Many households have shifted from owning to renting, or have just continued to rent, since third-quarter 2007, when the housing bubble burst in the eight-county Philadelphia region, and "current fundamentals indicate that the pendulum has begun to swing the other way," Gillen said.

Demand for larger condos, a trend that started in Manhattan, spurred Dranoff to limit One Riverside to seven one-bedroom units, which he described as either starter homes or "nanny suites" for providers of child care to families in larger units.

The larger units (two-, three-, and four-bedroom) have more square footage to accommodate families with children or visiting grandchildren, he said.

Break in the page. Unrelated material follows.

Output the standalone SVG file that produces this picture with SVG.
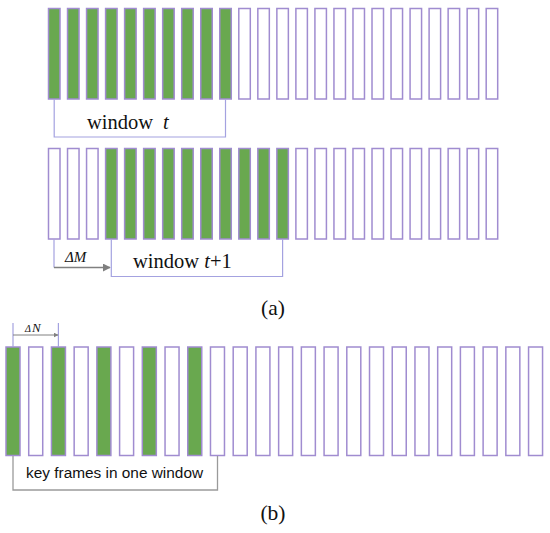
<svg xmlns="http://www.w3.org/2000/svg" width="550" height="533" viewBox="0 0 550 533">
<defs>
<style>
.bar{fill:#ffffff;stroke:#a08cd0;stroke-width:1.5}
.g{fill:#69a84f}
.br{fill:none;stroke:#a4a2e0;stroke-width:1.2}
.gr{fill:none;stroke:#9a9a9a;stroke-width:1.3}
.ser{font-family:"Liberation Serif","Times New Roman",serif;fill:#111}
.sans{font-family:"Liberation Sans",Arial,sans-serif;fill:#111}
</style>
<marker id="arr" viewBox="0 0 10 10" refX="9" refY="5" markerWidth="5" markerHeight="5" orient="auto" markerUnits="userSpaceOnUse"><path d="M0,0 L10,5 L0,10 z" fill="#808080"/></marker>
<marker id="arr2" viewBox="0 0 10 10" refX="9" refY="5" markerWidth="8" markerHeight="8" orient="auto" markerUnits="userSpaceOnUse"><path d="M0,0 L10,5 L0,10 z" fill="#7f7f7f"/></marker>
</defs>
<rect width="550" height="533" fill="#ffffff"/>

<g id="row-a1">
<g id="a1-0"><rect class="bar g" x="48.5" y="8.5" width="11.5" height="90.5"/></g>
<g id="a1-1"><rect class="bar g" x="67.53" y="8.5" width="11.5" height="90.5"/></g>
<g id="a1-2"><rect class="bar g" x="86.56" y="8.5" width="11.5" height="90.5"/></g>
<g id="a1-3"><rect class="bar g" x="105.59" y="8.5" width="11.5" height="90.5"/></g>
<g id="a1-4"><rect class="bar g" x="124.62" y="8.5" width="11.5" height="90.5"/></g>
<g id="a1-5"><rect class="bar g" x="143.65" y="8.5" width="11.5" height="90.5"/></g>
<g id="a1-6"><rect class="bar g" x="162.68" y="8.5" width="11.5" height="90.5"/></g>
<g id="a1-7"><rect class="bar g" x="181.71" y="8.5" width="11.5" height="90.5"/></g>
<g id="a1-8"><rect class="bar g" x="200.74" y="8.5" width="11.5" height="90.5"/></g>
<g id="a1-9"><rect class="bar g" x="219.77" y="8.5" width="11.5" height="90.5"/></g>
<g id="a1-10"><rect class="bar" x="238.8" y="8.5" width="11.5" height="90.5"/></g>
<g id="a1-11"><rect class="bar" x="257.83" y="8.5" width="11.5" height="90.5"/></g>
<g id="a1-12"><rect class="bar" x="276.86" y="8.5" width="11.5" height="90.5"/></g>
<g id="a1-13"><rect class="bar" x="295.89" y="8.5" width="11.5" height="90.5"/></g>
<g id="a1-14"><rect class="bar" x="314.92" y="8.5" width="11.5" height="90.5"/></g>
<g id="a1-15"><rect class="bar" x="333.95" y="8.5" width="11.5" height="90.5"/></g>
<g id="a1-16"><rect class="bar" x="352.98" y="8.5" width="11.5" height="90.5"/></g>
<g id="a1-17"><rect class="bar" x="372.01" y="8.5" width="11.5" height="90.5"/></g>
<g id="a1-18"><rect class="bar" x="391.04" y="8.5" width="11.5" height="90.5"/></g>
<g id="a1-19"><rect class="bar" x="410.07" y="8.5" width="11.5" height="90.5"/></g>
<g id="a1-20"><rect class="bar" x="429.1" y="8.5" width="11.5" height="90.5"/></g>
<g id="a1-21"><rect class="bar" x="448.13" y="8.5" width="11.5" height="90.5"/></g>
<g id="a1-22"><rect class="bar" x="467.16" y="8.5" width="11.5" height="90.5"/></g>
<g id="a1-23"><rect class="bar" x="486.19" y="8.5" width="11.5" height="90.5"/></g>
</g>

<g id="row-a2">
<g id="a2-0"><rect class="bar" x="48.5" y="148.5" width="11.5" height="90.5"/></g>
<g id="a2-1"><rect class="bar" x="67.53" y="148.5" width="11.5" height="90.5"/></g>
<g id="a2-2"><rect class="bar" x="86.56" y="148.5" width="11.5" height="90.5"/></g>
<g id="a2-3"><rect class="bar g" x="105.59" y="148.5" width="11.5" height="90.5"/></g>
<g id="a2-4"><rect class="bar g" x="124.62" y="148.5" width="11.5" height="90.5"/></g>
<g id="a2-5"><rect class="bar g" x="143.65" y="148.5" width="11.5" height="90.5"/></g>
<g id="a2-6"><rect class="bar g" x="162.68" y="148.5" width="11.5" height="90.5"/></g>
<g id="a2-7"><rect class="bar g" x="181.71" y="148.5" width="11.5" height="90.5"/></g>
<g id="a2-8"><rect class="bar g" x="200.74" y="148.5" width="11.5" height="90.5"/></g>
<g id="a2-9"><rect class="bar g" x="219.77" y="148.5" width="11.5" height="90.5"/></g>
<g id="a2-10"><rect class="bar g" x="238.8" y="148.5" width="11.5" height="90.5"/></g>
<g id="a2-11"><rect class="bar g" x="257.83" y="148.5" width="11.5" height="90.5"/></g>
<g id="a2-12"><rect class="bar g" x="276.86" y="148.5" width="11.5" height="90.5"/></g>
<g id="a2-13"><rect class="bar" x="295.89" y="148.5" width="11.5" height="90.5"/></g>
<g id="a2-14"><rect class="bar" x="314.92" y="148.5" width="11.5" height="90.5"/></g>
<g id="a2-15"><rect class="bar" x="333.95" y="148.5" width="11.5" height="90.5"/></g>
<g id="a2-16"><rect class="bar" x="352.98" y="148.5" width="11.5" height="90.5"/></g>
<g id="a2-17"><rect class="bar" x="372.01" y="148.5" width="11.5" height="90.5"/></g>
<g id="a2-18"><rect class="bar" x="391.04" y="148.5" width="11.5" height="90.5"/></g>
<g id="a2-19"><rect class="bar" x="410.07" y="148.5" width="11.5" height="90.5"/></g>
<g id="a2-20"><rect class="bar" x="429.1" y="148.5" width="11.5" height="90.5"/></g>
<g id="a2-21"><rect class="bar" x="448.13" y="148.5" width="11.5" height="90.5"/></g>
<g id="a2-22"><rect class="bar" x="467.16" y="148.5" width="11.5" height="90.5"/></g>
<g id="a2-23"><rect class="bar" x="486.19" y="148.5" width="11.5" height="90.5"/></g>
</g>

<g id="row-b">
<g id="b-0"><rect class="bar g" x="6" y="347" width="14" height="108.5"/></g>
<g id="b-1"><rect class="bar" x="28.72" y="347" width="14" height="108.5"/></g>
<g id="b-2"><rect class="bar g" x="51.44" y="347" width="14" height="108.5"/></g>
<g id="b-3"><rect class="bar" x="74.16" y="347" width="14" height="108.5"/></g>
<g id="b-4"><rect class="bar g" x="96.88" y="347" width="14" height="108.5"/></g>
<g id="b-5"><rect class="bar" x="119.6" y="347" width="14" height="108.5"/></g>
<g id="b-6"><rect class="bar g" x="142.32" y="347" width="14" height="108.5"/></g>
<g id="b-7"><rect class="bar" x="165.04" y="347" width="14" height="108.5"/></g>
<g id="b-8"><rect class="bar g" x="187.76" y="347" width="14" height="108.5"/></g>
<g id="b-9"><rect class="bar" x="210.48" y="347" width="14" height="108.5"/></g>
<g id="b-10"><rect class="bar" x="233.2" y="347" width="14" height="108.5"/></g>
<g id="b-11"><rect class="bar" x="255.92" y="347" width="14" height="108.5"/></g>
<g id="b-12"><rect class="bar" x="278.64" y="347" width="14" height="108.5"/></g>
<g id="b-13"><rect class="bar" x="301.36" y="347" width="14" height="108.5"/></g>
<g id="b-14"><rect class="bar" x="324.08" y="347" width="14" height="108.5"/></g>
<g id="b-15"><rect class="bar" x="346.8" y="347" width="14" height="108.5"/></g>
<g id="b-16"><rect class="bar" x="369.52" y="347" width="14" height="108.5"/></g>
<g id="b-17"><rect class="bar" x="392.24" y="347" width="14" height="108.5"/></g>
<g id="b-18"><rect class="bar" x="414.96" y="347" width="14" height="108.5"/></g>
<g id="b-19"><rect class="bar" x="437.68" y="347" width="14" height="108.5"/></g>
<g id="b-20"><rect class="bar" x="460.4" y="347" width="14" height="108.5"/></g>
<g id="b-21"><rect class="bar" x="483.12" y="347" width="14" height="108.5"/></g>
<g id="b-22"><rect class="bar" x="505.84" y="347" width="14" height="108.5"/></g>
<g id="b-23"><rect class="bar" x="528.56" y="347" width="14" height="108.5"/></g>
</g>

<g id="connectors">
<polyline class="br" points="54.2,99.5 54.2,137 225.5,137 225.5,99.5"/>
<line class="br" x1="54" y1="239.5" x2="54" y2="267.5"/>
<line x1="54" y1="267.5" x2="110" y2="267.5" stroke="#808080" stroke-width="1.5" marker-end="url(#arr2)"/>
<polyline class="br" points="111.3,239.5 111.3,276.5 282.6,276.5 282.6,239.5"/>
<line class="br" x1="13" y1="323" x2="13" y2="347"/>
<line class="br" x1="58.4" y1="323" x2="58.4" y2="347"/>
<line x1="13" y1="335" x2="58" y2="335" stroke="#808080" stroke-width="1" marker-end="url(#arr)"/>
<polyline class="gr" points="13,456 13,490 217.5,490 217.5,456"/>
</g>

<g id="labels">
<text class="ser" x="87" y="129" font-size="20.5">window<tspan x="163" font-style="italic">t</tspan></text>
<text class="ser" x="133" y="268" font-size="20.5">window <tspan font-style="italic">t</tspan>+1</text>
<text class="ser" x="65" y="261.5" font-size="15" font-style="italic">ΔM</text>
<text class="ser" x="25" y="331.5" font-style="italic"><tspan font-size="10">Δ</tspan><tspan x="32" font-size="13">N</tspan></text>
<text class="sans" x="26" y="478" font-size="15.4">key frames in one window</text>
<text class="ser" x="273" y="315" font-size="21.5" text-anchor="middle">(a)</text>
<text class="ser" x="273" y="520" font-size="21.5" text-anchor="middle">(b)</text>
</g>
</svg>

The trend was already noteworthy in the Philadelphia market, though. For example, Weichert Realtors agent Susan Yannessa said today's buyers at Beaver Hill condominiums in Jenkintown included families with two or three children that prefer the units to single-family homes.

The 16 four-bedroom, 41/2-bath units planned for One Riverside range from 1,964 to 2,497 square feet - about the size of typical detached house in both city and suburbs. Dranoff says he expects that his buyers will be a mix of city dwellers and suburbanites.

One Riverside also will have 110 underground parking spaces and a private park to complement adjacent Schuylkill River Park.

"I've learned that people, especially those from the suburbs, want open space," said Dranoff, adding that all units would have terraces and balconies.

View remains an important ingredient in high-rise-condo buying decisions. One Riverside is on a curve of the Schuylkill, so all the north-facing units will have unobstructed views of the Art Museum, he said.

Dranoff, whose first foray into the neighborhood along the river was with Locust on the Park more than 15 years ago, said the Schuylkill had exhibited more potential as a waterfront destination than the Delaware River.

One Riverside's sale office will open Oct. 1, but for the next 30 days a Philadelphia Trolley Works vehicle will serve as a mobile sales office in front of Locust on the Park, making field trips into the suburbs, as well.

That was Harris' idea, he said.

"We call it the Dranoff One Riverside Road Show."